Jennifer Lackey, Curriculum Innovation Award Recipient

Curriculum Innovation Award, 2020

From The Office of the Provost

"Jennifer Lackey, Professor of Philosophy, Weinberg College of Arts and Sciences

“Inspiring students to examine the crisis of mass incarceration in the U.S. through a philosophical lens”

Lackey will design a course that brings together Northwestern undergraduates and incarcerated students enrolled in the Northwestern Prison Education Program (NPEP) to study the philosophy of punishment and incarceration.

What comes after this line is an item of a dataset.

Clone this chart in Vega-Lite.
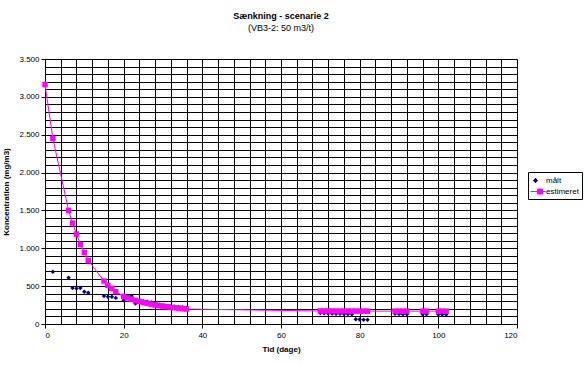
{
  "$schema": "https://vega.github.io/schema/vega-lite/v6.json",
  "width": 472,
  "height": 265,
  "autosize": {"type": "none"},
  "padding": {"left": 45, "top": 59, "right": 71, "bottom": 41},
  "background": "white",
  "config": {
    "font": "Liberation Sans",
    "view": {"stroke": null},
    "axis": {"labelFont": "Liberation Sans", "titleFont": "Liberation Sans", "labelFontSize": 8, "titleFontSize": 8, "titleFontWeight": "bold", "labelColor": "black", "titleColor": "black", "gridColor": "black", "gridWidth": 1, "gridOpacity": 1, "domainColor": "black", "tickColor": "black", "tickSize": 4}
  },
  "title": {"text": "Sænkning - scenarie 2", "subtitle": "(VB3-2: 50 m3/t)", "font": "Liberation Sans", "subtitleFont": "Liberation Sans", "fontSize": 9, "subtitleFontSize": 9, "fontWeight": "bold", "color": "black", "subtitleColor": "black", "anchor": "middle", "offset": 22, "subtitlePadding": 3},
  "data": {"values": [
    {"serie": "målt", "dag": 2, "konc": 690},
    {"serie": "målt", "dag": 6, "konc": 610},
    {"serie": "målt", "dag": 7, "konc": 475},
    {"serie": "målt", "dag": 8, "konc": 468},
    {"serie": "målt", "dag": 9, "konc": 475},
    {"serie": "målt", "dag": 10, "konc": 425},
    {"serie": "målt", "dag": 11, "konc": 412},
    {"serie": "målt", "dag": 15, "konc": 370},
    {"serie": "målt", "dag": 16, "konc": 360},
    {"serie": "målt", "dag": 17, "konc": 360},
    {"serie": "målt", "dag": 18, "konc": 345},
    {"serie": "målt", "dag": 20, "konc": 315},
    {"serie": "målt", "dag": 21, "konc": 365},
    {"serie": "målt", "dag": 22, "konc": 370},
    {"serie": "målt", "dag": 23, "konc": 272},
    {"serie": "målt", "dag": 24, "konc": 290},
    {"serie": "målt", "dag": 25, "konc": 300},
    {"serie": "målt", "dag": 26, "konc": 295},
    {"serie": "målt", "dag": 27, "konc": 285},
    {"serie": "målt", "dag": 28, "konc": 268},
    {"serie": "målt", "dag": 29, "konc": 258},
    {"serie": "målt", "dag": 30, "konc": 248},
    {"serie": "målt", "dag": 31, "konc": 240},
    {"serie": "målt", "dag": 32, "konc": 235},
    {"serie": "målt", "dag": 33, "konc": 230},
    {"serie": "målt", "dag": 34, "konc": 225},
    {"serie": "målt", "dag": 35, "konc": 220},
    {"serie": "målt", "dag": 36, "konc": 215},
    {"serie": "målt", "dag": 70, "konc": 145},
    {"serie": "målt", "dag": 71, "konc": 142},
    {"serie": "målt", "dag": 72, "konc": 140},
    {"serie": "målt", "dag": 73, "konc": 137},
    {"serie": "målt", "dag": 74, "konc": 135},
    {"serie": "målt", "dag": 75, "konc": 135},
    {"serie": "målt", "dag": 76, "konc": 133},
    {"serie": "målt", "dag": 77, "konc": 132},
    {"serie": "målt", "dag": 78, "konc": 128},
    {"serie": "målt", "dag": 79, "konc": 62},
    {"serie": "målt", "dag": 80, "konc": 58},
    {"serie": "målt", "dag": 81, "konc": 55},
    {"serie": "målt", "dag": 82, "konc": 55},
    {"serie": "målt", "dag": 89, "konc": 135},
    {"serie": "målt", "dag": 90, "konc": 133},
    {"serie": "målt", "dag": 91, "konc": 130},
    {"serie": "målt", "dag": 92, "konc": 130},
    {"serie": "målt", "dag": 96, "konc": 128},
    {"serie": "målt", "dag": 97, "konc": 128},
    {"serie": "målt", "dag": 100, "konc": 125},
    {"serie": "målt", "dag": 101, "konc": 125},
    {"serie": "målt", "dag": 102, "konc": 125},
    {"serie": "estimeret", "dag": 0, "konc": 3163},
    {"serie": "estimeret", "dag": 2, "konc": 2450},
    {"serie": "estimeret", "dag": 6, "konc": 1500},
    {"serie": "estimeret", "dag": 7, "konc": 1333},
    {"serie": "estimeret", "dag": 8, "konc": 1188},
    {"serie": "estimeret", "dag": 9, "konc": 1052},
    {"serie": "estimeret", "dag": 10, "konc": 946},
    {"serie": "estimeret", "dag": 11, "konc": 840},
    {"serie": "estimeret", "dag": 15, "konc": 568},
    {"serie": "estimeret", "dag": 16, "konc": 510},
    {"serie": "estimeret", "dag": 17, "konc": 471},
    {"serie": "estimeret", "dag": 18, "konc": 427},
    {"serie": "estimeret", "dag": 20, "konc": 365},
    {"serie": "estimeret", "dag": 21, "konc": 345},
    {"serie": "estimeret", "dag": 22, "konc": 328},
    {"serie": "estimeret", "dag": 23, "konc": 312},
    {"serie": "estimeret", "dag": 24, "konc": 298},
    {"serie": "estimeret", "dag": 25, "konc": 285},
    {"serie": "estimeret", "dag": 26, "konc": 273},
    {"serie": "estimeret", "dag": 27, "konc": 262},
    {"serie": "estimeret", "dag": 28, "konc": 252},
    {"serie": "estimeret", "dag": 29, "konc": 243},
    {"serie": "estimeret", "dag": 30, "konc": 235},
    {"serie": "estimeret", "dag": 31, "konc": 228},
    {"serie": "estimeret", "dag": 32, "konc": 221},
    {"serie": "estimeret", "dag": 33, "konc": 215},
    {"serie": "estimeret", "dag": 34, "konc": 209},
    {"serie": "estimeret", "dag": 35, "konc": 203},
    {"serie": "estimeret", "dag": 36, "konc": 198},
    {"serie": "estimeret", "dag": 70, "konc": 172},
    {"serie": "estimeret", "dag": 71, "konc": 172},
    {"serie": "estimeret", "dag": 72, "konc": 172},
    {"serie": "estimeret", "dag": 73, "konc": 171},
    {"serie": "estimeret", "dag": 74, "konc": 171},
    {"serie": "estimeret", "dag": 75, "konc": 171},
    {"serie": "estimeret", "dag": 76, "konc": 171},
    {"serie": "estimeret", "dag": 77, "konc": 171},
    {"serie": "estimeret", "dag": 78, "konc": 171},
    {"serie": "estimeret", "dag": 79, "konc": 170},
    {"serie": "estimeret", "dag": 80, "konc": 170},
    {"serie": "estimeret", "dag": 81, "konc": 170},
    {"serie": "estimeret", "dag": 82, "konc": 170},
    {"serie": "estimeret", "dag": 89, "konc": 170},
    {"serie": "estimeret", "dag": 90, "konc": 170},
    {"serie": "estimeret", "dag": 91, "konc": 170},
    {"serie": "estimeret", "dag": 92, "konc": 170},
    {"serie": "estimeret", "dag": 96, "konc": 170},
    {"serie": "estimeret", "dag": 97, "konc": 170},
    {"serie": "estimeret", "dag": 100, "konc": 170},
    {"serie": "estimeret", "dag": 101, "konc": 170},
    {"serie": "estimeret", "dag": 102, "konc": 170}
  ]},
  "encoding": {
    "x": {"field": "dag", "type": "quantitative", "scale": {"domain": [0, 120], "nice": false, "zero": true},
      "axis": {"title": "Tid (dage)", "values": [0,4,8,12,16,20,24,28,32,36,40,44,48,52,56,60,64,68,72,76,80,84,88,92,96,100,104,108,112,116,120],
        "labelExpr": "datum.value % 20 === 0 ? datum.label : ''", "labelOverlap": false, "labelPadding": 3, "titlePadding": 6,
        "tickOpacity": {"condition": {"test": "datum.value % 20 === 0", "value": 1}, "value": 0}}},
    "y": {"field": "konc", "type": "quantitative", "scale": {"domain": [0, 3500], "nice": false},
      "axis": {"title": "Koncentration (mg/m3)", "values": [0,100,200,300,400,500,600,700,800,900,1000,1100,1200,1300,1400,1500,1600,1700,1800,1900,2000,2100,2200,2300,2400,2500,2600,2700,2800,2900,3000,3100,3200,3300,3400,3500],
        "labelExpr": "datum.value % 500 === 0 ? replace(format(datum.value, ',.0f'), ',', '.') : ''", "labelOverlap": false, "labelPadding": 2, "titlePadding": 8,
        "tickOpacity": {"condition": {"test": "datum.value % 500 === 0", "value": 1}, "value": 0}}}
  },
  "layer": [
    {"transform": [{"filter": "datum.serie === 'estimeret'"}],
     "mark": {"type": "line", "color": "#FF00FF", "strokeWidth": 1, "clip": true}},
    {"transform": [{"filter": "datum.serie === 'målt'"}],
     "mark": {"type": "point", "shape": "diamond", "filled": true, "color": "#000080", "size": 20, "opacity": 1}},
    {"transform": [{"filter": "datum.serie === 'estimeret'"}],
     "mark": {"type": "point", "shape": "square", "filled": true, "color": "#FF00FF", "size": 30, "opacity": 1}},
    {"mark": {"type": "point", "filled": true, "opacity": 0, "size": 100},
     "encoding": {
       "color": {"field": "serie", "type": "nominal", "scale": {"domain": ["målt", "estimeret"], "range": ["#000080", "#FF00FF"]},
         "legend": {"title": null, "orient": "none", "legendX": 483, "legendY": 113, "strokeColor": "black", "fillColor": "white", "padding": 3, "labelFontSize": 8, "labelFont": "Liberation Sans", "labelColor": "black", "symbolOpacity": 1, "symbolStrokeWidth": 1, "symbolSize": 100, "rowPadding": 1, "labelOffset": 4,
           "encode": {"symbols": {"update": {"stroke": {"scale": "color", "field": "value"}}}}}},
       "shape": {"field": "serie", "type": "nominal", "scale": {"domain": ["målt", "estimeret"], "range": ["M-0.2,-0.45L0.2,0L-0.2,0.45L-0.6,0Z", "M-1.2,0H1.8M0.2,-0.5H1.2V0.5H0.2Z"]},
         "legend": {"title": null, "orient": "none", "legendX": 483, "legendY": 113, "strokeColor": "black", "fillColor": "white", "padding": 3, "labelFontSize": 8, "labelFont": "Liberation Sans", "labelColor": "black", "symbolOpacity": 1, "symbolStrokeWidth": 1, "symbolSize": 100, "rowPadding": 1, "labelOffset": 4,
           "encode": {"symbols": {"update": {"stroke": {"scale": "color", "field": "value"}}}}}}
     }}
  ]
}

The course will enable students to examine, through a philosophical lens, the causes and consequences of the incarceration crisis in the United States, which is home to 5% of the world’s population, but 25% of its prisoners. Students will investigate the racial and socioeconomic roots of the punitive approach the U.S. has taken to criminal justice, imposing lengthy prison sentences and harsh conditions of confinement, and providing very few educational, vocational or recreational programs. Evanston-based students will travel weekly to Stateville Correctional Center to attend class with NPEP students. Together the students will study and analyze competing theories of punishment, explore connections among incarceration, race, and poverty, and collaborate to develop theoretical and practical approaches to these issues. Because the course will explore issues that NPEP students face every day, they will be able to provide a valuable firsthand perspective and contribute to a meaningful learning experience for their Evanston-based classmates.

Lackey is the founder and director of NPEP, the only degree-granting program in the state to provide a liberal arts curriculum to incarcerated students. NPEP is a collaboration between Northwestern’s School of Professional Studies and Oakton Community College."

Jennifer Lackey, Sepehr Vakil, and Sarah Van Wart have been named the 2020 recipients of The Alumnae of Northwestern University’s Award for Curriculum Innovation for helping create courses for undergraduate students.